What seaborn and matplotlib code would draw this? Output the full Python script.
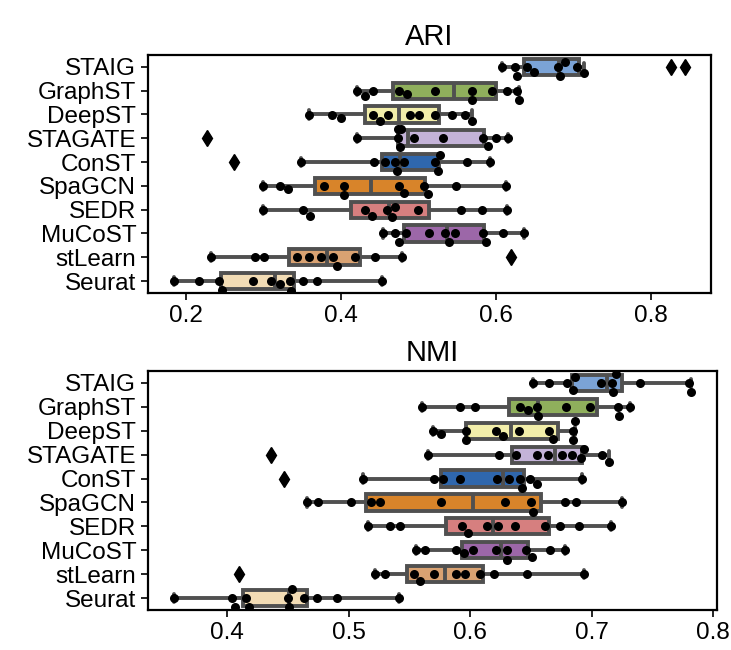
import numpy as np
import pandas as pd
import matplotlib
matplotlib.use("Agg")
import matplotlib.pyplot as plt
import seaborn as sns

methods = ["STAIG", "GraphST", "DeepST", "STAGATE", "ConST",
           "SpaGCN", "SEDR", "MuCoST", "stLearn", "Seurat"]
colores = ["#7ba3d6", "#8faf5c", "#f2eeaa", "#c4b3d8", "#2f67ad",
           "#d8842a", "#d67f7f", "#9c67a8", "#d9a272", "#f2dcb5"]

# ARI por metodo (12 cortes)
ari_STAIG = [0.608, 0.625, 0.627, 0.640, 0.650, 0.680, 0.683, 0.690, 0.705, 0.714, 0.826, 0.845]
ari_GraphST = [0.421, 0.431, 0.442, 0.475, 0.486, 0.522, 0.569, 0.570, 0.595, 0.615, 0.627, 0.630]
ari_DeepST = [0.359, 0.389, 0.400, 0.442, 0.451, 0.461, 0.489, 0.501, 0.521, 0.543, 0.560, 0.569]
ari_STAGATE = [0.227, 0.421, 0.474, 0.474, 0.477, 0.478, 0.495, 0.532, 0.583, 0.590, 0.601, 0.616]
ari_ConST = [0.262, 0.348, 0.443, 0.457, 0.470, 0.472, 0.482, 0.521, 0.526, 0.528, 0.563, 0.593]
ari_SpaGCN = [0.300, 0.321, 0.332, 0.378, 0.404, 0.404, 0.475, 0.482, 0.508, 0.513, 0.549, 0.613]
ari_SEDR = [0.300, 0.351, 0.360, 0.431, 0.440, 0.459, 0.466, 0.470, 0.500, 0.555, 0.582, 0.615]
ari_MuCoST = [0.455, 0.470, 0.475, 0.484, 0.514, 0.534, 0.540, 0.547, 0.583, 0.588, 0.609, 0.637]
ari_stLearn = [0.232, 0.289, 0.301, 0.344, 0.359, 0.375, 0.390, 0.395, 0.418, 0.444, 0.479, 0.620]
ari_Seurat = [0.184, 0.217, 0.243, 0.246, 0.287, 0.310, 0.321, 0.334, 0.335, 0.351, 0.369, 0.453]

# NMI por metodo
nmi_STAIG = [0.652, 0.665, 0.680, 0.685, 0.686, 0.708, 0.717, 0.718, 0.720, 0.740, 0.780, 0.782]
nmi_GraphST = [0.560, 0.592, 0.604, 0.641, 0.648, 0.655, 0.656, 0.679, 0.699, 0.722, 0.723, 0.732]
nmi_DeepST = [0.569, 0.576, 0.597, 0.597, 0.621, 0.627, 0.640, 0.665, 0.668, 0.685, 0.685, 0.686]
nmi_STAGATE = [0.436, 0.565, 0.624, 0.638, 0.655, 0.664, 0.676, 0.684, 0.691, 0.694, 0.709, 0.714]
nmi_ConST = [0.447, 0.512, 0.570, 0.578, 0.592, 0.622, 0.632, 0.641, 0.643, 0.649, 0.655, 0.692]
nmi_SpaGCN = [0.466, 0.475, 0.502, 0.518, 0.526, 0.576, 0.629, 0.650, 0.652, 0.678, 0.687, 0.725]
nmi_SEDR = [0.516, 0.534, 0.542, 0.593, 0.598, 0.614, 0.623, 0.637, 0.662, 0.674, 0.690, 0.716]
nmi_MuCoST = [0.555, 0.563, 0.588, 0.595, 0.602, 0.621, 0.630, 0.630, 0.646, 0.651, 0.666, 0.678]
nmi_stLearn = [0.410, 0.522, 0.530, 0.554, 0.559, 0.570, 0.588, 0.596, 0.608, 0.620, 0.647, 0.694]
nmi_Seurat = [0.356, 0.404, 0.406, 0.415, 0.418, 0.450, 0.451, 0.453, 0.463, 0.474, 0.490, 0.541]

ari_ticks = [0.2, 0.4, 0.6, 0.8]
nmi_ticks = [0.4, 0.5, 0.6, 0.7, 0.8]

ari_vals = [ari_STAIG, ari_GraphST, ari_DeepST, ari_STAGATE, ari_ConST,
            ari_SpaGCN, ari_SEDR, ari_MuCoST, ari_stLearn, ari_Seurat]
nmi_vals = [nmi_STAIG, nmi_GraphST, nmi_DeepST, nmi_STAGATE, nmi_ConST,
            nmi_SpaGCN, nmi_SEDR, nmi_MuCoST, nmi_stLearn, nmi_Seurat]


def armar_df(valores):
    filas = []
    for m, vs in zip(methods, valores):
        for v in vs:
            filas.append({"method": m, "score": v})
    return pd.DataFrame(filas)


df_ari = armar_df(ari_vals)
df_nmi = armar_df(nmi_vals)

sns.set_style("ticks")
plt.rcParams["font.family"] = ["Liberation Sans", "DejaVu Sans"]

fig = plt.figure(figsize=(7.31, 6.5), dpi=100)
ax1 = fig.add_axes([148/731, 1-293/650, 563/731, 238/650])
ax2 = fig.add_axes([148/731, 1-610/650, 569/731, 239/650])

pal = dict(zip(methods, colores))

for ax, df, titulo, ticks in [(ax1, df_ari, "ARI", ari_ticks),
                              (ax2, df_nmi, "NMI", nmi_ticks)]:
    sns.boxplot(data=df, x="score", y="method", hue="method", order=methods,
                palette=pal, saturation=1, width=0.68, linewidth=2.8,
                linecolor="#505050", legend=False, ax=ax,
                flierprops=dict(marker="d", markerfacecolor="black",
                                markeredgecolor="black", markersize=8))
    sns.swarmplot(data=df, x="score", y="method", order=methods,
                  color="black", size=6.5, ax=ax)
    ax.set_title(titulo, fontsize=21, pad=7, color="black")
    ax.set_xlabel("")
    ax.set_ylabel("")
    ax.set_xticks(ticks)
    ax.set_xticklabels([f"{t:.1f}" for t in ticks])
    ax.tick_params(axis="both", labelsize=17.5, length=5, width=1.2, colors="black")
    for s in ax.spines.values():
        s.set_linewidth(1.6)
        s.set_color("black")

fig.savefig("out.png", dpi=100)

_The task_:
Copy the whole listing above word for word but do not carry over the pictures.

_Result_:
What seaborn and matplotlib code would draw this? Output the full Python script.
import numpy as np
import pandas as pd
import matplotlib
matplotlib.use("Agg")
import matplotlib.pyplot as plt
import seaborn as sns

methods = ["STAIG", "GraphST", "DeepST", "STAGATE", "ConST",
           "SpaGCN", "SEDR", "MuCoST", "stLearn", "Seurat"]
colores = ["#7ba3d6", "#8faf5c", "#f2eeaa", "#c4b3d8", "#2f67ad",
           "#d8842a", "#d67f7f", "#9c67a8", "#d9a272", "#f2dcb5"]

# ARI por metodo (12 cortes)
ari_STAIG = [0.608, 0.625, 0.627, 0.640, 0.650, 0.680, 0.683, 0.690, 0.705, 0.714, 0.826, 0.845]
ari_GraphST = [0.421, 0.431, 0.442, 0.475, 0.486, 0.522, 0.569, 0.570, 0.595, 0.615, 0.627, 0.630]
ari_DeepST = [0.359, 0.389, 0.400, 0.442, 0.451, 0.461, 0.489, 0.501, 0.521, 0.543, 0.560, 0.569]
ari_STAGATE = [0.227, 0.421, 0.474, 0.474, 0.477, 0.478, 0.495, 0.532, 0.583, 0.590, 0.601, 0.616]
ari_ConST = [0.262, 0.348, 0.443, 0.457, 0.470, 0.472, 0.482, 0.521, 0.526, 0.528, 0.563, 0.593]
ari_SpaGCN = [0.300, 0.321, 0.332, 0.378, 0.404, 0.404, 0.475, 0.482, 0.508, 0.513, 0.549, 0.613]
ari_SEDR = [0.300, 0.351, 0.360, 0.431, 0.440, 0.459, 0.466, 0.470, 0.500, 0.555, 0.582, 0.615]
ari_MuCoST = [0.455, 0.470, 0.475, 0.484, 0.514, 0.534, 0.540, 0.547, 0.583, 0.588, 0.609, 0.637]
ari_stLearn = [0.232, 0.289, 0.301, 0.344, 0.359, 0.375, 0.390, 0.395, 0.418, 0.444, 0.479, 0.620]
ari_Seurat = [0.184, 0.217, 0.243, 0.246, 0.287, 0.310, 0.321, 0.334, 0.335, 0.351, 0.369, 0.453]

# NMI por metodo
nmi_STAIG = [0.652, 0.665, 0.680, 0.685, 0.686, 0.708, 0.717, 0.718, 0.720, 0.740, 0.780, 0.782]
nmi_GraphST = [0.560, 0.592, 0.604, 0.641, 0.648, 0.655, 0.656, 0.679, 0.699, 0.722, 0.723, 0.732]
nmi_DeepST = [0.569, 0.576, 0.597, 0.597, 0.621, 0.627, 0.640, 0.665, 0.668, 0.685, 0.685, 0.686]
nmi_STAGATE = [0.436, 0.565, 0.624, 0.638, 0.655, 0.664, 0.676, 0.684, 0.691, 0.694, 0.709, 0.714]
nmi_ConST = [0.447, 0.512, 0.570, 0.578, 0.592, 0.622, 0.632, 0.641, 0.643, 0.649, 0.655, 0.692]
nmi_SpaGCN = [0.466, 0.475, 0.502, 0.518, 0.526, 0.576, 0.629, 0.650, 0.652, 0.678, 0.687, 0.725]
nmi_SEDR = [0.516, 0.534, 0.542, 0.593, 0.598, 0.614, 0.623, 0.637, 0.662, 0.674, 0.690, 0.716]
nmi_MuCoST = [0.555, 0.563, 0.588, 0.595, 0.602, 0.621, 0.630, 0.630, 0.646, 0.651, 0.666, 0.678]
nmi_stLearn = [0.410, 0.522, 0.530, 0.554, 0.559, 0.570, 0.588, 0.596, 0.608, 0.620, 0.647, 0.694]
nmi_Seurat = [0.356, 0.404, 0.406, 0.415, 0.418, 0.450, 0.451, 0.453, 0.463, 0.474, 0.490, 0.541]

ari_ticks = [0.2, 0.4, 0.6, 0.8]
nmi_ticks = [0.4, 0.5, 0.6, 0.7, 0.8]

ari_vals = [ari_STAIG, ari_GraphST, ari_DeepST, ari_STAGATE, ari_ConST,
            ari_SpaGCN, ari_SEDR, ari_MuCoST, ari_stLearn, ari_Seurat]
nmi_vals = [nmi_STAIG, nmi_GraphST, nmi_DeepST, nmi_STAGATE, nmi_ConST,
            nmi_SpaGCN, nmi_SEDR, nmi_MuCoST, nmi_stLearn, nmi_Seurat]


def armar_df(valores):
    filas = []
    for m, vs in zip(methods, valores):
        for v in vs:
            filas.append({"method": m, "score": v})
    return pd.DataFrame(filas)


df_ari = armar_df(ari_vals)
df_nmi = armar_df(nmi_vals)

sns.set_style("ticks")
plt.rcParams["font.family"] = ["Liberation Sans", "DejaVu Sans"]

fig = plt.figure(figsize=(7.31, 6.5), dpi=100)
ax1 = fig.add_axes([148/731, 1-293/650, 563/731, 238/650])
ax2 = fig.add_axes([148/731, 1-610/650, 569/731, 239/650])

pal = dict(zip(methods, colores))

for ax, df, titulo, ticks in [(ax1, df_ari, "ARI", ari_ticks),
                              (ax2, df_nmi, "NMI", nmi_ticks)]:
    sns.boxplot(data=df, x="score", y="method", hue="method", order=methods,
                palette=pal, saturation=1, width=0.68, linewidth=2.8,
                linecolor="#505050", legend=False, ax=ax,
                flierprops=dict(marker="d", markerfacecolor="black",
                                markeredgecolor="black", markersize=8))
    sns.swarmplot(data=df, x="score", y="method", order=methods,
                  color="black", size=6.5, ax=ax)
    ax.set_title(titulo, fontsize=21, pad=7, color="black")
    ax.set_xlabel("")
    ax.set_ylabel("")
    ax.set_xticks(ticks)
    ax.set_xticklabels([f"{t:.1f}" for t in ticks])
    ax.tick_params(axis="both", labelsize=17.5, length=5, width=1.2, colors="black")
    for s in ax.spines.values():
        s.set_linewidth(1.6)
        s.set_color("black")

fig.savefig("out.png", dpi=100)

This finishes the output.